The government had also said that there would be reduced logistical burdens as the schools that serve as polling stations wouldn't be closed as much, officials would have to be trained once, transportation would be more consolidated.

The Maldives Development Alliance announced that it supports the referendum and that it is the best course of action during the current state of the economy. The Jumhooree Party had also backed the referendum, with its leader Qasim Ibrahim noting that it was "long overdue". Adhaalath Party announced that it would also support the referendum after an internal meeting where they decided that it would be in the best interests of the nation and its citizens.

===Opposition and criticism===

The Maldivian Democratic Party (MDP) and other opposition figures have opposed the proposal. They argue that merging elections could reduce democratic accountability, extend the current government’s influence, and diminish Parliament’s role as a check on the executive. They also alleged that it is an attempt to deprive people of their right to vote.

Former MDP chairperson Fayyaz Ismail described the amendment as a strategy to secure an incumbent advantage “through the backdoor”, rather than a genuine reform to strengthen democracy.

Opposition MPs also criticized the legislative process as rushed and have staged protests or boycotted extraordinary sittings on procedural grounds.

Former president Mohamed Nasheed had supported holding concurrent elections before later withdrawing his support. Former presidents Ibrahim Mohamed Solih and Abdulla Yameen also disagreed with holding concurrent elections.

Some commentators and civil society voices have raised concerns that simultaneous elections could amplify the "coattail effect", where voters choose the same party’s candidates across different levels of government, consolidating power.
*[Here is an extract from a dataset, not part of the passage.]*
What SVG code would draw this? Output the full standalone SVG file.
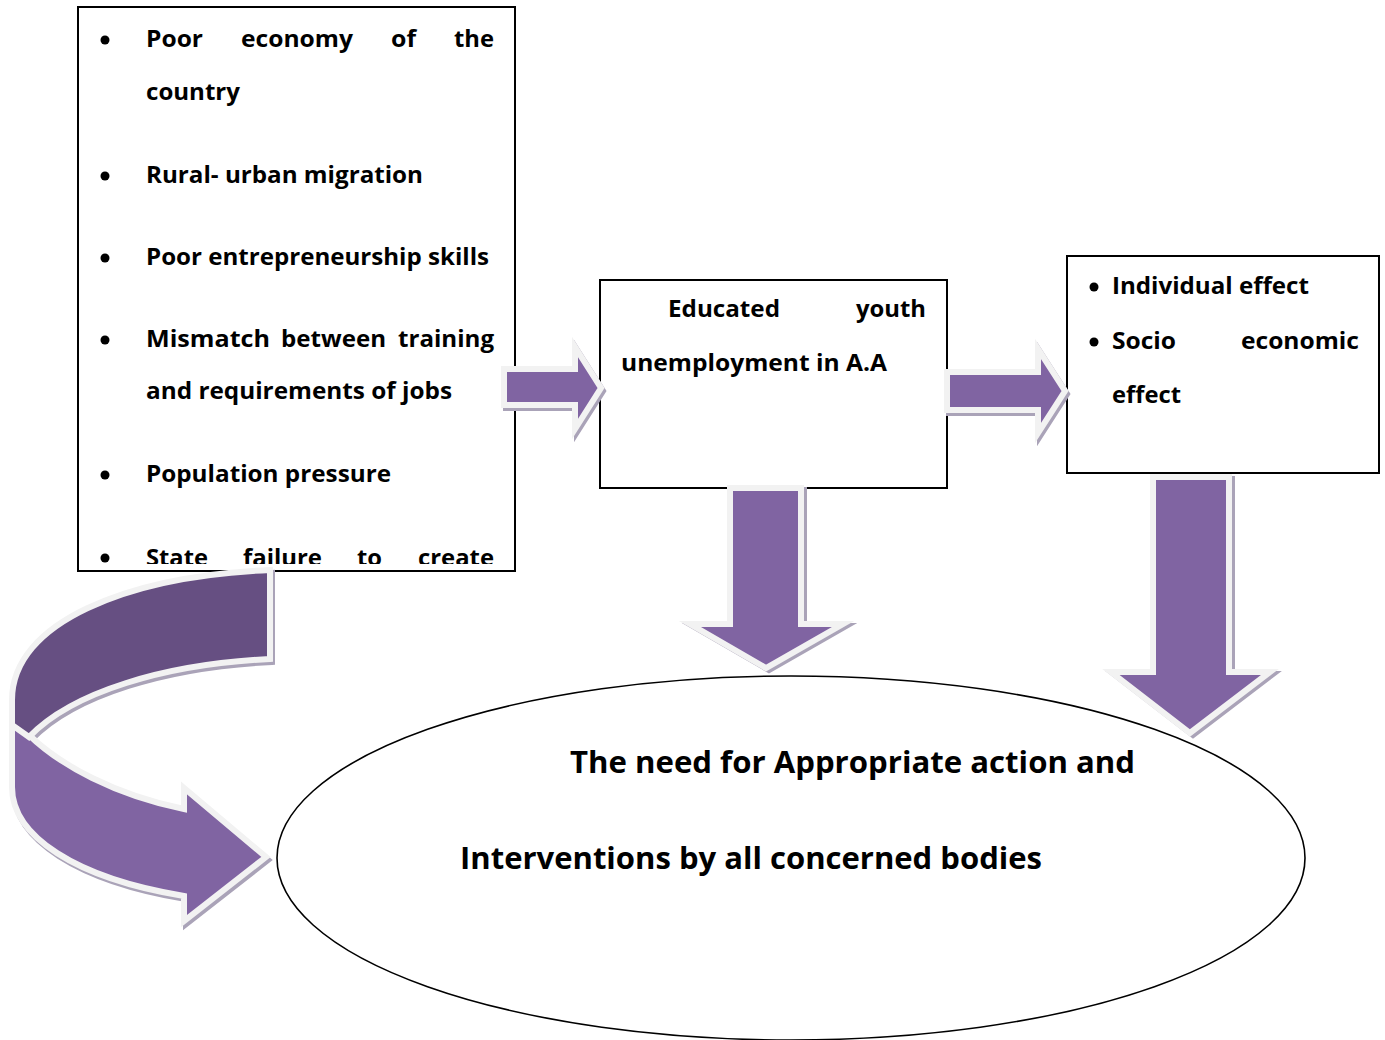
<svg xmlns="http://www.w3.org/2000/svg" width="1385" height="1040" viewBox="0 0 1385 1040">
  <style>
    .box { fill: #ffffff; stroke: #000000; stroke-width: 2; }
    .t { font-family: "Open Sans", "Liberation Sans", sans-serif; font-weight: bold; font-size: 23.5px; fill: #000000; }
    .tb { font-family: "Open Sans", "Liberation Sans", sans-serif; font-weight: bold; font-size: 30px; fill: #000000; }
    .arrow { fill: #8064a2; stroke: #f2f2f2; stroke-width: 6; stroke-linejoin: miter; }
    .dark { fill: #664f82; stroke: #f2f2f2; stroke-width: 6; stroke-linejoin: miter; }
    .shadow { fill: #aaa3b8; stroke: #aaa3b8; stroke-width: 6; stroke-linejoin: miter; }
  </style>
  <defs>
    <clipPath id="clipLeft">
      <rect x="78" y="7" width="437" height="557"/>
    </clipPath>
  </defs>
  <rect width="1385" height="1040" fill="#ffffff"/>

  <g id="node-causes">
    <rect class="box" x="78" y="7" width="437" height="564"/>
    <g clip-path="url(#clipLeft)">
      <circle cx="105" cy="40" r="4.5"/>
      <text class="t" x="146" y="47" textLength="57" lengthAdjust="spacingAndGlyphs">Poor</text>
      <text class="t" x="241" y="47" textLength="112" lengthAdjust="spacingAndGlyphs">economy</text>
      <text class="t" x="391" y="47" textLength="25" lengthAdjust="spacingAndGlyphs">of</text>
      <text class="t" x="454" y="47" textLength="40" lengthAdjust="spacingAndGlyphs">the</text>
      <text class="t" x="146" y="100" textLength="94" lengthAdjust="spacingAndGlyphs">country</text>
      <circle cx="105" cy="176" r="4.5"/>
      <text class="t" x="146" y="183" textLength="277" lengthAdjust="spacingAndGlyphs">Rural- urban migration</text>
      <circle cx="105" cy="258" r="4.5"/>
      <text class="t" x="146" y="265" textLength="343" lengthAdjust="spacingAndGlyphs">Poor entrepreneurship skills</text>
      <circle cx="105" cy="340" r="4.5"/>
      <text class="t" x="146" y="347" textLength="124" lengthAdjust="spacingAndGlyphs">Mismatch</text>
      <text class="t" x="281" y="347" textLength="105" lengthAdjust="spacingAndGlyphs">between</text>
      <text class="t" x="398" y="347" textLength="96" lengthAdjust="spacingAndGlyphs">training</text>
      <text class="t" x="146" y="399" textLength="306" lengthAdjust="spacingAndGlyphs">and requirements of jobs</text>
      <circle cx="105" cy="475" r="4.5"/>
      <text class="t" x="146" y="482" textLength="245" lengthAdjust="spacingAndGlyphs">Population pressure</text>
      <circle cx="105" cy="558" r="4.5"/>
      <text class="t" x="146" y="566" textLength="62" lengthAdjust="spacingAndGlyphs">State</text>
      <text class="t" x="243" y="566" textLength="79" lengthAdjust="spacingAndGlyphs">failure</text>
      <text class="t" x="357" y="566" textLength="25" lengthAdjust="spacingAndGlyphs">to</text>
      <text class="t" x="418" y="566" textLength="76" lengthAdjust="spacingAndGlyphs">create</text>
    </g>
  </g>

  <g id="node-problem">
    <rect class="box" x="600" y="280" width="347" height="208"/>
    <text class="t" x="668" y="317" textLength="112" lengthAdjust="spacingAndGlyphs">Educated</text>
    <text class="t" x="856" y="317" textLength="70" lengthAdjust="spacingAndGlyphs">youth</text>
    <text class="t" x="621" y="371" textLength="266" lengthAdjust="spacingAndGlyphs">unemployment in A.A</text>
  </g>

  <g id="node-effects">
    <rect class="box" x="1067" y="256" width="312" height="217"/>
    <circle cx="1094" cy="287" r="4.5"/>
    <text class="t" x="1112" y="294" textLength="197" lengthAdjust="spacingAndGlyphs">Individual effect</text>
    <circle cx="1094" cy="342" r="4.5"/>
    <text class="t" x="1112" y="349" textLength="64" lengthAdjust="spacingAndGlyphs">Socio</text>
    <text class="t" x="1241" y="349" textLength="118" lengthAdjust="spacingAndGlyphs">economic</text>
    <text class="t" x="1112" y="403" textLength="69" lengthAdjust="spacingAndGlyphs">effect</text>
  </g>

  <g id="node-action">
    <ellipse cx="791" cy="858" rx="514" ry="182" fill="#ffffff" stroke="#000000" stroke-width="1.6"/>
    <text class="tb" x="570" y="773" textLength="565" lengthAdjust="spacingAndGlyphs">The need for Appropriate action and</text>
    <text class="tb" x="460" y="869" textLength="582" lengthAdjust="spacingAndGlyphs">Interventions by all concerned bodies</text>
  </g>

  <g id="connectors">
    <!-- causes -> problem -->
    <path class="shadow" transform="translate(2,3)" d="M504 369 L575 369 L575 347 L601 388 L575 429 L575 405 L504 405 Z"/>
    <path class="arrow" d="M504 369 L575 369 L575 347 L601 388 L575 429 L575 405 L504 405 Z"/>
    <!-- problem -> effects -->
    <path class="shadow" transform="translate(2,3)" d="M947 372 L1038 372 L1038 349 L1065 391 L1038 433 L1038 410 L947 410 Z"/>
    <path class="arrow" d="M947 372 L1038 372 L1038 349 L1065 391 L1038 433 L1038 410 L947 410 Z"/>
    <!-- problem -> action -->
    <path class="shadow" transform="translate(3,2)" d="M730 488 L801 488 L801 624 L843 624 L766 668 L690 624 L730 624 Z"/>
    <path class="arrow" d="M730 488 L801 488 L801 624 L843 624 L766 668 L690 624 L730 624 Z"/>
    <!-- effects -> action -->
    <path class="shadow" transform="translate(3,2)" d="M1153 477 L1229 477 L1229 672 L1270 672 L1190 733 L1111 672 L1153 672 Z"/>
    <path class="arrow" d="M1153 477 L1229 477 L1229 672 L1270 672 L1190 733 L1111 672 L1153 672 Z"/>
    <!-- causes -> action (curved) -->
    <g transform="translate(2,3)">
      <path class="shadow" d="M12 723 L29 735 C 60 765, 115 795, 184 809 L184 788 L266 857 L184 921 L184 896 C 75 878, 12 836, 12 787 Z"/>
      <path class="shadow" d="M270 570 L270 659 C 165 664, 72 692, 29 737 L12 725 L12 700 C 12 622, 128 576, 270 570 Z"/>
    </g>
    <path class="arrow" d="M12 723 L29 735 C 60 765, 115 795, 184 809 L184 788 L266 857 L184 921 L184 896 C 75 878, 12 836, 12 787 Z"/>
    <path class="dark" d="M270 570 L270 659 C 165 664, 72 692, 29 737 L12 725 L12 700 C 12 622, 128 576, 270 570 Z"/>
  </g>
</svg>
Other political parties excluding the PNC called for the referendum to be postponed, saying that constitutional amendments shouldn't be rushed and that the public should be fully informed.

The MDP National Council passed a resolution unanimously to work against holding concurrent elections. The party had planned a series of activities including protests against the referendum vote. MDP had also filed a judicial review petition at the Civil Court, claiming that the referendum is being held unlawfully. They also asked the court for an injunction until the court makes a verdict.

The MDP launched a no campaign where they staged a pickup rally in Hulhumalé and put up banners in Malé.

Concerns were also raised by Husnu Al Suood who warned that the current wording of the question may not meet constitutional standards. Ibrahim Ismail backed Suood and said that the proposal doesn't meet Article 262 of the Constitution. Additionally, lawyers Aik Ahmed Easa and Ali Hussain filed a case at the Supreme Court to rescind the referendum, arguing that procedural requirements under the Constitution were not followed. On 23 March, the Supreme Court accepted the case and on 31 March, the Supreme Court ruled that referendum can continue. Chief Justice of the Maldives Abdul Ghanee Mohamed while delivering the judgement said that there's no provision or law that regulates the wording of the question on the ballot.

== Results ==

In the referendum, approximately 69% of voters opposed the proposal to hold presidential and parliamentary elections concurrently.

| Choice |  | Votes | % |
| For |  | 67,680 | 31.26 |
| Against |  | 148,859 | 68.74 |
| Total |  | 216,539 | 100.00 |
| Valid votes |  | 216,539 | 97.93 |
| Invalid/blank votes |  | 4,572 | 2.07 |
| Total votes |  | 221,111 | 100.00 |
| Registered voters/turnout |  | 294,876 | 74.98 |
Source: Elections Commission

== Reactions ==

President Mohamed Muizzu had posted on X that he fully accepted the election results and congratulated those who won. He further stated that he will keep working on to address issues within the government. Minister of Fisheries and Ocean Resources and PNC Vice President Ahmed Shiyam said that the party losing the elections indicates what should be done moving forward.

Former president Mohamed Nasheed has said that the people had delivered a unanimous "no" to the government in all three of the elections, while former president Ibrahim Mohamed Solih stated that the government should revise its public policies to keep in line with public sentiment.